Nas considerações finais, o relatório propõe a dissolução do ‘Trusteeship Council’, tornado desnecessário com a finalização da descolonização, bem como a eliminação das cláusulas que fazem referência a ‘inimigos’ nos artigos 53 e 107 da Carta das Nações Unidas, bem como a eliminação do Comité Militar referido previsto no artigo 47 e mencionado nos artigos 26, 45 e 46. Temos no meio os habituais incitamentos à revitalização do papel da Assembleia Geral, que são irrelevantes, já que é inaceitável dar qualquer tipo de poder a este orgão, dada a sua irresponsabilidade intrinseca. Podemos ainda adicionar uma demasiado atrasada reforma da Comissão dos Direitos Humanos – onde hoje pontificam alguns dos estados com piores registos nesta matéria – e os inevitáveis apelos a a mais fundos/recursos.
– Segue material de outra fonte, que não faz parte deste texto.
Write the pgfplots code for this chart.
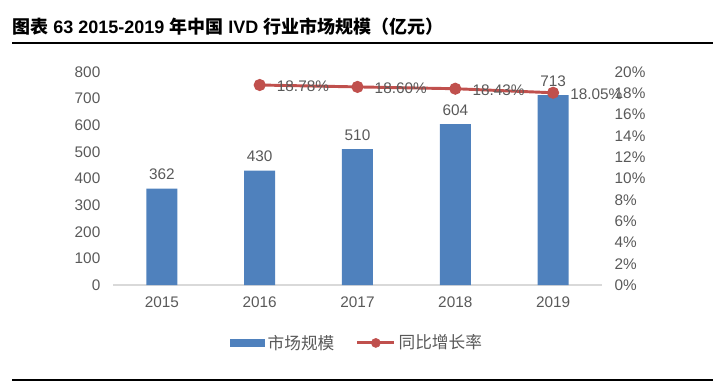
\documentclass[border=0pt]{standalone}
\usepackage{pgfplots}
\pgfplotsset{compat=1.18}
\usepackage{fontspec}
\setmainfont{Liberation Sans}
\newfontfamily\cjk{Noto Sans CJK SC}
\definecolor{barblue}{HTML}{4F81BD}
\definecolor{linered}{HTML}{C0504D}
\definecolor{txt}{HTML}{595959}
\definecolor{axgray}{HTML}{D9D9D9}
\newcommand\tfont{\fontsize{11.5}{13}\selectfont}
\begin{document}
\begin{tikzpicture}
\useasboundingbox (0,0) rectangle (538.5pt,287.25pt);
% title
\node[anchor=west,inner sep=0pt] at (9pt,267pt) {\fontsize{13.5}{15}\selectfont\bfseries{\cjk\bfseries 图表} 63 2015-2019 {\cjk\bfseries 年中国} IVD {\cjk\bfseries 行业市场规模（亿元）}};
\draw[line width=1.1pt] (9pt,255pt) -- (535pt,255pt);
\draw[line width=0.8pt] (9pt,2.25pt) -- (535pt,2.25pt);

\begin{axis}[
  at={(84.75pt,73.5pt)}, anchor=south west,
  scale only axis, width=366.75pt, height=159.75pt,
  xmin=-0.5, xmax=4.5, ymin=0, ymax=800,
  ytick={0,100,...,800},
  xtick={0,1,2,3,4},
  xticklabels={2015,2016,2017,2018,2019},
  axis x line*=bottom, axis y line*=left,
  x axis line style={draw=axgray,line width=0.8pt,-},
  y axis line style={draw=none},
  major tick length=0pt,
  tick label style={font=\tfont, text=txt},
  /pgf/number format/assume math mode=true,
  yticklabel style={xshift=-6pt},
  xticklabel style={yshift=-5pt},
  legend style={at={(0.5,-0.272)}, anchor=center, draw=none, fill=none,
    legend columns=2, font=\fontsize{12.5}{14}\selectfont\cjk, text=txt,
    /tikz/every even column/.append style={column sep=14pt}},
]
\addplot[ybar, bar width=23.25pt, fill=barblue, draw=none,
  nodes near coords, nodes near coords style={font=\tfont, text=txt, yshift=3pt},
  legend image code/.code={\fill[barblue] (0pt,-3.2pt) rectangle (26pt,3.2pt);}]
  coordinates {(0,362) (1,430) (2,510) (3,604) (4,713)};
\addlegendentry{市场规模}
\addlegendimage{legend image code/.code={\draw[linered,line width=2.2pt] (0pt,0pt)--(28pt,0pt); \fill[linered] (14pt,0pt) circle (3.4pt);}}
\addlegendentry{同比增长率}
\end{axis}

\begin{axis}[
  at={(84.75pt,73.5pt)}, anchor=south west,
  scale only axis, width=366.75pt, height=159.75pt,
  xmin=-0.5, xmax=4.5, ymin=0, ymax=20,
  ytick={0,2,...,20},
  yticklabel={\pgfmathprintnumber{\tick}\%},
  axis x line=none, axis y line*=right,
  y axis line style={draw=none},
  major tick length=0pt,
  tick label style={font=\tfont, text=txt},
  /pgf/number format/assume math mode=true,
  yticklabel style={xshift=6pt},
]
\addplot[linered, line width=2.2pt, mark=*, mark size=3.4pt,
  mark options={fill=linered, draw=linered},
  nodes near coords={\pgfmathprintnumber[fixed,precision=2,fixed zerofill]{\pgfplotspointmeta}\%},
  nodes near coords style={font=\tfont, text=txt, anchor=west, xshift=8.5pt, yshift=-1pt},
  /pgf/number format/assume math mode=true]
  coordinates {(1,18.78) (2,18.60) (3,18.43) (4,18.05)};
\end{axis}
\end{tikzpicture}
\end{document}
O relatório termina com as mesmas referências a F.D.Roosevelt presentes no início: fica-se na dúvida se para reforçar os pontos iniciais, ou se é tão só destinado aos que apenas lêm as páginas iniciais e o fim da história.
O apêndice refere as decisões que os chefes de estado deverão subscrever, e quais os compromissos a assumir. Kofi Annan não tem dúvidas: o milénio está ali mesmo ao virar da esquina, mesmo ao alcance da mão, só é preciso é dar mais poder à burocracia das Nações Unidas!
Mais poder à burocracia? Onde é que já ouvi isto?